Today, as COVID-19 case rates in California have jumped to their highest levels yet — more than six times the peak of the delta variant wave — updated workplace rules are kicking in to better help protect workers vaccinated against COVID-19.
The revised rules come from the California Division of Safety and Health — also known as Cal/OSHA — which regulates health and safety in California workplaces.
Changes include:
Testing: If there’s an outbreak at work, employers need to make FDA-approved COVID tests available to exposed employees at no cost, during paid time — and now that also goes for vaccinated, asymptomatic workers who were exposed.
Tests can no longer be self-administered and self-read. In other words, workers can’t take a test at home by themselves. Tests that are processed by a lab, or observed by a medical professional during a telehealth appointment, or administered and observed by medical professionals or an employer are still okay.
Who gets sent home after exposure: Previously, if a fully vaccinated person had close contact with a COVID-positive person, but didn’t develop symptoms, they didn’t need to be sent home from work.
Now, vaccinated asymptomatic people need to be sent home from work unless they wear a mask and maintain 6 feet of distance from others for two weeks.
Updating what counts as a mask: If workers choose to wear a fabric mask, rather than a surgical or medical one, the new rules clarify that it needs to be sufficiently thick and tightly woven to not let light pass through it when held up to a light source.
The rules also require employers to ensure workers wear masks as required by California’s public health department.
On Dec. 15, a new statewide mask mandate that includes workplaces went into effect, and it’s slated to remain in place until Feb. 15. Workers need to wear masks indoors, but if a worker is alone in a room with a closed door, or if the workplace is a single person operation, masks aren’t needed.
Right now, employers aren’t required to offer workers additional sick leave for COVID. In March, Gov.
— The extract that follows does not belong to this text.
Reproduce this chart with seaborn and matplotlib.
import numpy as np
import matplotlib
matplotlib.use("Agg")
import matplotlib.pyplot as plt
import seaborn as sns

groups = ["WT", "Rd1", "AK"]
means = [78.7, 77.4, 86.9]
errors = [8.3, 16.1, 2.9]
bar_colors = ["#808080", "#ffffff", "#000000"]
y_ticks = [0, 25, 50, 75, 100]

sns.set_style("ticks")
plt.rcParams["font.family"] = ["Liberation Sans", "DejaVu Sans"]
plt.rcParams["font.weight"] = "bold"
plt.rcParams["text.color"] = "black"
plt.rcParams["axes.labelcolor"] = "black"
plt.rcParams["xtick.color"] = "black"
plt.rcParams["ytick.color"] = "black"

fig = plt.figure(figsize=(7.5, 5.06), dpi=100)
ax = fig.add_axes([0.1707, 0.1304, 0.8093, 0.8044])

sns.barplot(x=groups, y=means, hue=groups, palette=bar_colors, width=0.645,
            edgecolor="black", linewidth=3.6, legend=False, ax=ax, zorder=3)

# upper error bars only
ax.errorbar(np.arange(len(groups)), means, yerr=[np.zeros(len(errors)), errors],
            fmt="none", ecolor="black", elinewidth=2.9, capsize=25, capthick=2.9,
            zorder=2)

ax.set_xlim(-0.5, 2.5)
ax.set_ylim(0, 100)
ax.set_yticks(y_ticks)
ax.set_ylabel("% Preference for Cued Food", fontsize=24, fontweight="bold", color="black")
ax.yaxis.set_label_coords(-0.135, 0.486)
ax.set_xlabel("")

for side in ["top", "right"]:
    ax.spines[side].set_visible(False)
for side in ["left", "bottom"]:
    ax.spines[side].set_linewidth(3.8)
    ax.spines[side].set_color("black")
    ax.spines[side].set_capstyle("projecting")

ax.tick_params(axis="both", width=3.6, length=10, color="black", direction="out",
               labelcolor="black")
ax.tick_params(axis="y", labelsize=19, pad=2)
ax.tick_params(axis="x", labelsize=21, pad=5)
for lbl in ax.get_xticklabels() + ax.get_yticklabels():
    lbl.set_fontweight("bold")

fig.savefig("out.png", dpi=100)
Gavin Newsom signed a law requiring employers with 25 or more workers to offer up to 80 hours of supplemental paid leave for COVID. But that law expired in September, leaving some workers without the ability to take days off to recover from the virus, or to quarantine if they were exposed. Federal guidelines recommend that anyone who tests positive for the virus quarantine for five days. But without any additional COVID sick leave, workers in California are legally entitled to just three days of paid sick leave annually.
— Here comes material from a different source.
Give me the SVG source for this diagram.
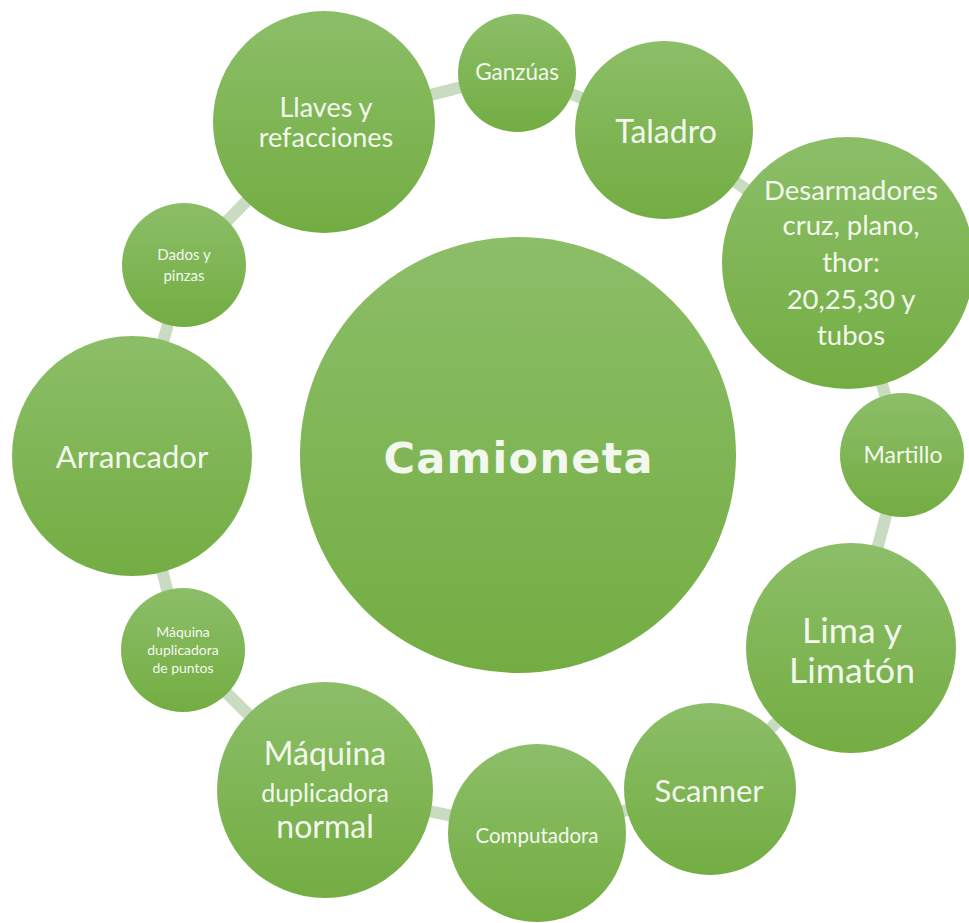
<svg xmlns="http://www.w3.org/2000/svg" width="969" height="923" viewBox="0 0 969 923">
<defs>
<linearGradient id="g" x1="0" y1="0" x2="0" y2="1">
<stop offset="0" stop-color="#8cbe68"/>
<stop offset="1" stop-color="#73ad42"/>
</linearGradient>
<style>
.n{fill:url(#g);}
.t{fill:#f3f8ee;font-family:Lato,"Liberation Sans",sans-serif;text-anchor:middle;}
.c{stroke:#c9dbc1;stroke-width:12;fill:none;}
</style>
</defs>
<rect width="969" height="923" fill="#ffffff"/>
<g id="connectors">
<line class="c" x1="517" y1="73" x2="664" y2="130"/>
<line class="c" x1="664" y1="130" x2="848" y2="263"/>
<line class="c" x1="848" y1="263" x2="902" y2="455"/>
<line class="c" x1="902" y1="455" x2="851" y2="648"/>
<line class="c" x1="851" y1="648" x2="710" y2="789"/>
<line class="c" x1="710" y1="789" x2="537" y2="833"/>
<line class="c" x1="537" y1="833" x2="325" y2="790"/>
<line class="c" x1="325" y1="790" x2="183" y2="650"/>
<line class="c" x1="183" y1="650" x2="132" y2="456"/>
<line class="c" x1="132" y1="456" x2="184" y2="265"/>
<line class="c" x1="184" y1="265" x2="324" y2="122"/>
<line class="c" x1="324" y1="122" x2="517" y2="73"/>
</g>
<g id="camioneta">
<circle class="n" cx="518" cy="455" r="218"/>
<text class="t" x="518" y="473" font-size="43" font-weight="bold" style="font-family:'DejaVu Sans',sans-serif" textLength="269" lengthAdjust="spacing">Camioneta</text>
</g>
<g id="ganzuas">
<circle class="n" cx="517" cy="73" r="59"/>
<text class="t" x="517" y="80" font-size="22.5">Ganzúas</text>
</g>
<g id="taladro">
<circle class="n" cx="664" cy="130" r="89"/>
<text class="t" x="666" y="143" font-size="32">Taladro</text>
</g>
<g id="desarmadores">
<circle class="n" cx="848" cy="263" r="126"/>
<text class="t" font-size="27.5"><tspan x="851" y="200">Desarmadores</tspan><tspan x="851" y="235">cruz, plano,</tspan><tspan x="851" y="272">thor:</tspan><tspan x="851" y="309">20,25,30 y</tspan><tspan x="851" y="345">tubos</tspan></text>
</g>
<g id="martillo">
<circle class="n" cx="902" cy="455" r="62"/>
<text class="t" x="903" y="463" font-size="23">Martillo</text>
</g>
<g id="lima">
<circle class="n" cx="851" cy="648" r="105"/>
<text class="t" font-size="35.5"><tspan x="852" y="643">Lima y</tspan><tspan x="852" y="683">Limatón</tspan></text>
</g>
<g id="scanner">
<circle class="n" cx="710" cy="789" r="86"/>
<text class="t" x="709" y="802" font-size="31">Scanner</text>
</g>
<g id="computadora">
<circle class="n" cx="537" cy="833" r="89"/>
<text class="t" x="537" y="843" font-size="20.5">Computadora</text>
</g>
<g id="maquina-normal">
<circle class="n" cx="325" cy="790" r="108"/>
<text class="t"><tspan x="325" y="765" font-size="32">Máquina</tspan><tspan x="325" y="802" font-size="25">duplicadora</tspan><tspan x="325" y="838" font-size="32">normal</tspan></text>
</g>
<g id="maquina-puntos">
<circle class="n" cx="183" cy="650" r="62"/>
<text class="t" font-size="14"><tspan x="183" y="637">Máquina</tspan><tspan x="183" y="655">duplicadora</tspan><tspan x="183" y="673">de puntos</tspan></text>
</g>
<g id="arrancador">
<circle class="n" cx="132" cy="456" r="120"/>
<text class="t" x="132" y="468" font-size="31">Arrancador</text>
</g>
<g id="dados">
<circle class="n" cx="184" cy="265" r="62"/>
<text class="t" font-size="15"><tspan x="184" y="260">Dados y</tspan><tspan x="184" y="281">pinzas</tspan></text>
</g>
<g id="llaves">
<circle class="n" cx="324" cy="122" r="111"/>
<text class="t" font-size="27"><tspan x="326" y="117">Llaves y</tspan><tspan x="326" y="147">refacciones</tspan></text>
</g>
</svg>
Some legislators are pushing to bring back supplemental COVID sick leave in 2022, and the governor said working on sick leave was a “top priority” for him when he rolled out his budget proposal in early January.
Business pushes back on California COVID rules
Business and industry advocates protested the new rules at a public meeting in mid-December. Melissa Patack, vice president of state government affairs for the Motion Picture Association, said the new rules requiring asymptomatic, vaccinated workers who were exposed to maintain 6 feet of distance would be challenging for her industry.
“Those who work closely with actors such as those who style hair, those who apply makeup…cannot maintain six feet of distance from the actor when doing their work,” she said.
Robert Moutrie, a policy advocate with the California Chamber of Commerce, pointed out that the changes mean employers are on the hook for providing even more tests to employees, and tests are in short supply.
What comes next
During that December meeting, business advocates critiqued the system of updating temporary rules every few months, saying it was hard for employers to keep up.
The new rules are set to expire in mid-April. Originally, regulators were going to be forced to come up with a longer term solution at that point, but just hours after the new temporary rules were approved in December, Gov. Newsom issued an executive order allowing regulators to do one more temporary revision and extension of the rules.
How, exactly, are employers supposed to ensure workers’ fabric masks meet the new standard of not letting light pass through? And what are companies supposed to do if they can’t acquire enough COVID tests? As the revised rules go into effect, figuring out how to follow them may be no simple task.